Set problem: Among the entries that follow, locate the line with "Output the Python" and the line with "plt.rcParams['font.family'] = ['Liberation". Output those lines and all lines in between, exactly, minus the pictures.

Rows from a dataset of charts and code

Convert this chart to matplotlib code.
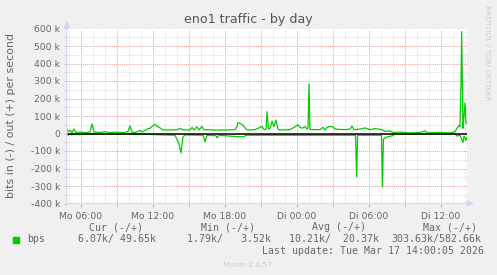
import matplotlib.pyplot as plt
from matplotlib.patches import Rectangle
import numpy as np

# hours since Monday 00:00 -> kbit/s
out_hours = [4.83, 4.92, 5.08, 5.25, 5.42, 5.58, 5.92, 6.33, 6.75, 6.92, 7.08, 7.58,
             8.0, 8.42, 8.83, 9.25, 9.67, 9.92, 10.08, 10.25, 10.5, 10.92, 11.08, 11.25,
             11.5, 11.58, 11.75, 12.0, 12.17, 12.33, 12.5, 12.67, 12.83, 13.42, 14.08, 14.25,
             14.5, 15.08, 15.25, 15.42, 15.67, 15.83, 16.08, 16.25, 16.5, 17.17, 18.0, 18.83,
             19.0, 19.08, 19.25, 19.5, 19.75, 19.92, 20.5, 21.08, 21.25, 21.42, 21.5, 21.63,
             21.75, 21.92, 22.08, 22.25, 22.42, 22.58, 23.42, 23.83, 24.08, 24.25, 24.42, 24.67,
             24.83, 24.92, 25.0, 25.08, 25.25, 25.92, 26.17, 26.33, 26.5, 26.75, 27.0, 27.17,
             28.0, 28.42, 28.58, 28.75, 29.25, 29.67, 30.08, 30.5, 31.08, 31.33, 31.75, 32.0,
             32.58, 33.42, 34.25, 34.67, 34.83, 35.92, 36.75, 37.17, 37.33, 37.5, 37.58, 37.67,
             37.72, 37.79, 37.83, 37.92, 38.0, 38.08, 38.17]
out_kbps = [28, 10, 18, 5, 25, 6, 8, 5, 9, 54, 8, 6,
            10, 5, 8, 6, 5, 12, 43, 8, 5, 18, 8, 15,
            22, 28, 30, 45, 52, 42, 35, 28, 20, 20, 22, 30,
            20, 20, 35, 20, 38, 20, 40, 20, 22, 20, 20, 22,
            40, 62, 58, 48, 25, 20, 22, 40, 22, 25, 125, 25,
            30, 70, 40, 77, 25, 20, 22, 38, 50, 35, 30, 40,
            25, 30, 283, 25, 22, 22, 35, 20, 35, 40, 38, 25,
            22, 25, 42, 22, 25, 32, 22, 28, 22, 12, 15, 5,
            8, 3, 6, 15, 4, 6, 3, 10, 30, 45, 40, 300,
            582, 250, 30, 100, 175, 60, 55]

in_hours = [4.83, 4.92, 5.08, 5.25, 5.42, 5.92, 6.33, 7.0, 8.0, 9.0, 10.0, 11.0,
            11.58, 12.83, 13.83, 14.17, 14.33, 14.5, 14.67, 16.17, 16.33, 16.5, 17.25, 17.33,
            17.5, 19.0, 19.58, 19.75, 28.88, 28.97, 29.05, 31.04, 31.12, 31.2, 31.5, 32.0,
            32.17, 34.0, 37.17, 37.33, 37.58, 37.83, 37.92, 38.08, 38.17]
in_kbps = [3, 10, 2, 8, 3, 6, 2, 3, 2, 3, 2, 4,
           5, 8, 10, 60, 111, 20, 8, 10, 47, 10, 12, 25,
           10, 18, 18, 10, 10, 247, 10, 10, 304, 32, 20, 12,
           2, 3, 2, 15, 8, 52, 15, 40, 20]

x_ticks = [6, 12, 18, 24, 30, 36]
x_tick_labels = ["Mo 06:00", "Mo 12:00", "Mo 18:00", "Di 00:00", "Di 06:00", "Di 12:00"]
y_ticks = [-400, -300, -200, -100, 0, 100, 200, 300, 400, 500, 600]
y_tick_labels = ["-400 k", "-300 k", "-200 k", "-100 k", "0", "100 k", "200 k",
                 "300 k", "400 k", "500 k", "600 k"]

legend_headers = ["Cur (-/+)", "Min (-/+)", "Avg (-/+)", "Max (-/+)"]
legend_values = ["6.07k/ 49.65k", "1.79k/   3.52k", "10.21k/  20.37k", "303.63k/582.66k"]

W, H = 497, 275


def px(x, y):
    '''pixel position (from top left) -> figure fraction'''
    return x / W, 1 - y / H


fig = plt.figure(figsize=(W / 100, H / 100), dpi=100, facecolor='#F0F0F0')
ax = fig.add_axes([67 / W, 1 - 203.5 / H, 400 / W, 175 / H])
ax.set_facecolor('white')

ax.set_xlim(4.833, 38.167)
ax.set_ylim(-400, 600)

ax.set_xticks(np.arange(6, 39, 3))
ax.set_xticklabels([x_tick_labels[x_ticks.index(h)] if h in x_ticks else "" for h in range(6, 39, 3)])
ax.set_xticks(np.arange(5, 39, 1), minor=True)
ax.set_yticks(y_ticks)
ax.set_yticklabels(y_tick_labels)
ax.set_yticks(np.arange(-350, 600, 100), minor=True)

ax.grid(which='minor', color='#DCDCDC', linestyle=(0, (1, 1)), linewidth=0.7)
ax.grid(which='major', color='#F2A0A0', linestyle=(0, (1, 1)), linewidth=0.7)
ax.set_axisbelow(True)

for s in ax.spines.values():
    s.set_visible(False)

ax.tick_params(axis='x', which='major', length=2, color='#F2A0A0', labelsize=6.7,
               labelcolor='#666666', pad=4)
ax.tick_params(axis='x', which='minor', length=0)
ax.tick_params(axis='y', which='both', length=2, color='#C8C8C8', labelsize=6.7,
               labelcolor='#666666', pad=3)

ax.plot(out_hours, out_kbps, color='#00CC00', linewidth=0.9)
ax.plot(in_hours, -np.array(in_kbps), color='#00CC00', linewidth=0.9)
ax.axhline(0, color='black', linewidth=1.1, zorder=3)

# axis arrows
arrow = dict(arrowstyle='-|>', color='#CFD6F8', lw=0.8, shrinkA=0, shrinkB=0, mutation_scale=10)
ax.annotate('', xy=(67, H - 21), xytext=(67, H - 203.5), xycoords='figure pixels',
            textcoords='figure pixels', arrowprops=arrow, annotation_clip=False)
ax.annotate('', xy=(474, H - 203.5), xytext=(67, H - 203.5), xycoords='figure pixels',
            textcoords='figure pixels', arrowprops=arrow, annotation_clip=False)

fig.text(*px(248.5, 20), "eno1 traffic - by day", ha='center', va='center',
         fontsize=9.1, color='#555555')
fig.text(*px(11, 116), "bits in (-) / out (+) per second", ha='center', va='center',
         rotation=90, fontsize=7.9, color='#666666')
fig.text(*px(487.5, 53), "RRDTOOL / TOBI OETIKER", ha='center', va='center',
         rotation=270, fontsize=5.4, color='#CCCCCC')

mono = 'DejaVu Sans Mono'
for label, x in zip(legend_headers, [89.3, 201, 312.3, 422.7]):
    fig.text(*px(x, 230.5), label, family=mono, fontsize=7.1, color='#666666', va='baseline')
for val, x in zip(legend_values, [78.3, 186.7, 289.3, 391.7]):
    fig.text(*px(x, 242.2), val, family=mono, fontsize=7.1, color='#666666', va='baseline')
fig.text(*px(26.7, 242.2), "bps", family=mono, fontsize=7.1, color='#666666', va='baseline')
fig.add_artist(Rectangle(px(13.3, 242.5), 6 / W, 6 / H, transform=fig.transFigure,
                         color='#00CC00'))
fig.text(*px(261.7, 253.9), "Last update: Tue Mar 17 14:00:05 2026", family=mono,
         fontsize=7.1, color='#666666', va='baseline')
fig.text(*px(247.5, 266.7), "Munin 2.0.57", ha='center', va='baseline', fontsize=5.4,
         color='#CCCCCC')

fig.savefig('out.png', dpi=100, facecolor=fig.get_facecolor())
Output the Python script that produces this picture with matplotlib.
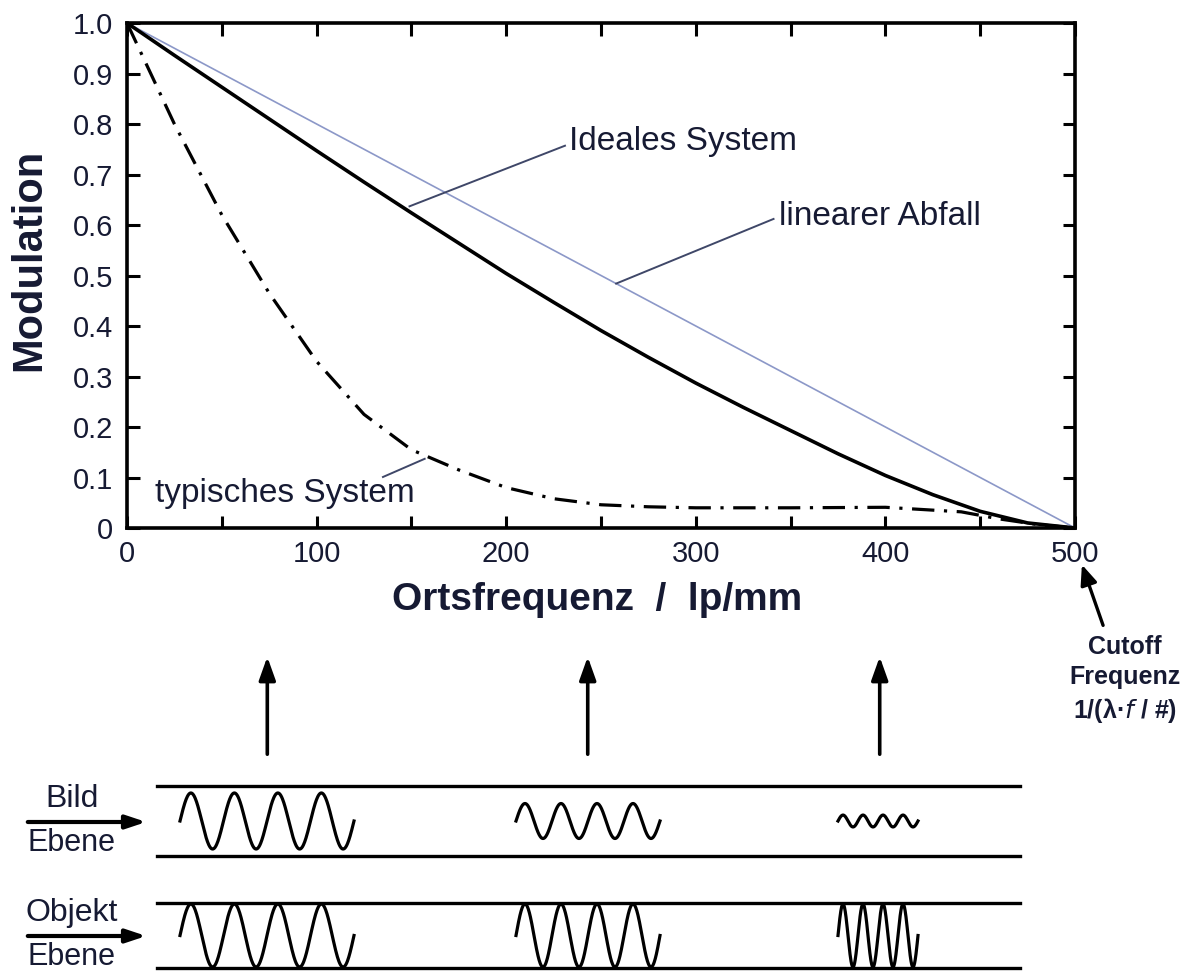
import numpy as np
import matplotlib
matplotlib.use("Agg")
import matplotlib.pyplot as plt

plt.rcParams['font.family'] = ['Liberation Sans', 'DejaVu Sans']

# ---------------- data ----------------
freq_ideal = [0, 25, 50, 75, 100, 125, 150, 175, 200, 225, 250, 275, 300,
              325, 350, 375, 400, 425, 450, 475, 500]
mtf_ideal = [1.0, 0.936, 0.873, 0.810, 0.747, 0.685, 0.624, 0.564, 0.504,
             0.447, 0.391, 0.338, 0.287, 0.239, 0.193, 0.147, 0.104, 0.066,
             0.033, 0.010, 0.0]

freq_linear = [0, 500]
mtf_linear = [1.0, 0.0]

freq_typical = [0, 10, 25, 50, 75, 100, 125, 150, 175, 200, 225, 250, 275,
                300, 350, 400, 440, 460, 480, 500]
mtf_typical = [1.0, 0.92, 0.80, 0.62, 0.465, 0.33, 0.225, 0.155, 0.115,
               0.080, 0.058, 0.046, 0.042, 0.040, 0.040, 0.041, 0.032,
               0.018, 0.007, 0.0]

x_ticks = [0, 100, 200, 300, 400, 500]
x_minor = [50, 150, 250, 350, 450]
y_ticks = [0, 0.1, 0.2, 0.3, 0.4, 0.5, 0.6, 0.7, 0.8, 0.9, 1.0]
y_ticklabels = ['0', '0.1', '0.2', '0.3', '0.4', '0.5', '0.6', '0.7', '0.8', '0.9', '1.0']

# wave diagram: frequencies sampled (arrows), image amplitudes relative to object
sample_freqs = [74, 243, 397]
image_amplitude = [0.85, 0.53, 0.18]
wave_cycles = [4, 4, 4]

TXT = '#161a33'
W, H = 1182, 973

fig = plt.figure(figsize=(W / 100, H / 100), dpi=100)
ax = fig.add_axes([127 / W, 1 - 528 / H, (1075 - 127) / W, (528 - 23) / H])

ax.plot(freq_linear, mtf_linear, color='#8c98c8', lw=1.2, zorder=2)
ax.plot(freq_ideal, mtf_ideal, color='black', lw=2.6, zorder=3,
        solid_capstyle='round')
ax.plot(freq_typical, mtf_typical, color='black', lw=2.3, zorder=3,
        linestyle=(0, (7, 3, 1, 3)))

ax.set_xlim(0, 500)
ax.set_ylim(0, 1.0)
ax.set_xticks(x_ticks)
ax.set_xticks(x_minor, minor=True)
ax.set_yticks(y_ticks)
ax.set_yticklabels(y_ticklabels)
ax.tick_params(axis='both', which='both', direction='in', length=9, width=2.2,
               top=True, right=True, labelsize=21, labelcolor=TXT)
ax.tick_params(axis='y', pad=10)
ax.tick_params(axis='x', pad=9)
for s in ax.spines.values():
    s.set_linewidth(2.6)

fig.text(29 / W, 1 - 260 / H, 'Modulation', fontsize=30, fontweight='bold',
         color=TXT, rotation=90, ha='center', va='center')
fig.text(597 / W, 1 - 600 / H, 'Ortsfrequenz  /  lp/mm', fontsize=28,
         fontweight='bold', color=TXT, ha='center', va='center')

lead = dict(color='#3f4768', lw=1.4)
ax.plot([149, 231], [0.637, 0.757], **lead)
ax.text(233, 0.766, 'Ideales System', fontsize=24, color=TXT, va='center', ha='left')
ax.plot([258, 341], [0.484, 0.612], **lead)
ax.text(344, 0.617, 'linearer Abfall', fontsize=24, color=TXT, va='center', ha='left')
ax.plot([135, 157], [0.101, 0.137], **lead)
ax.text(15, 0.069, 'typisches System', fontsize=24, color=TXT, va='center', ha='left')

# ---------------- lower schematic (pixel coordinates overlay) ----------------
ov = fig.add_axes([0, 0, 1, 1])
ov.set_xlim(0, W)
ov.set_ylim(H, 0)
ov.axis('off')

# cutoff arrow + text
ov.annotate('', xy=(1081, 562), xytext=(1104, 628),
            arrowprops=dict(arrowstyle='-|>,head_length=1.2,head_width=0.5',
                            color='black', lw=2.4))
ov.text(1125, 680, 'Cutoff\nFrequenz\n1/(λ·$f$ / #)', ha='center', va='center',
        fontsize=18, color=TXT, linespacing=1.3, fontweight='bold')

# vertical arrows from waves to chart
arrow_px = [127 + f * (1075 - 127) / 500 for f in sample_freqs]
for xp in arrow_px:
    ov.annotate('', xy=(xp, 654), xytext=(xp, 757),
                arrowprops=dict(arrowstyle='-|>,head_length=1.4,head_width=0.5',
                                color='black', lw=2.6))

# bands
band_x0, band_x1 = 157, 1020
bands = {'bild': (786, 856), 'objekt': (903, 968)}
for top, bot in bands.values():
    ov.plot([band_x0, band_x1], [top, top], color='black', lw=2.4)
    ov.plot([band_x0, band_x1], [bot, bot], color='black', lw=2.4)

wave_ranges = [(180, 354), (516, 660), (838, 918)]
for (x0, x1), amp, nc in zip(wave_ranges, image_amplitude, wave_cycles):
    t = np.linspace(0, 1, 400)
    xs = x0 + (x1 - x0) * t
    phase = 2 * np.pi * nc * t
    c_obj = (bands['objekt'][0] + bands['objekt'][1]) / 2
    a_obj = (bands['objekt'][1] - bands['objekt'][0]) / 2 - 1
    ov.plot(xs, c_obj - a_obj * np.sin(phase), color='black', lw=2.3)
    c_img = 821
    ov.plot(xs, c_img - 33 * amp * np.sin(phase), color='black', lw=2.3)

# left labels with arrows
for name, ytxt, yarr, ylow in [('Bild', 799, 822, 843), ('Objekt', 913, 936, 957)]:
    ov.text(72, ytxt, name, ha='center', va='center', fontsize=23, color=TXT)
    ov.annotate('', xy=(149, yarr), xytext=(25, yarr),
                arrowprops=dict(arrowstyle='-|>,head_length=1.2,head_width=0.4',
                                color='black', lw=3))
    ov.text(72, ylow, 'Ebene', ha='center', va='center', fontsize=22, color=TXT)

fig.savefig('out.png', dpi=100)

Written answer:
Output the Python script that produces this picture with matplotlib.
import numpy as np
import matplotlib
matplotlib.use("Agg")
import matplotlib.pyplot as plt

plt.rcParams['font.family'] = ['Liberation Sans', 'DejaVu Sans']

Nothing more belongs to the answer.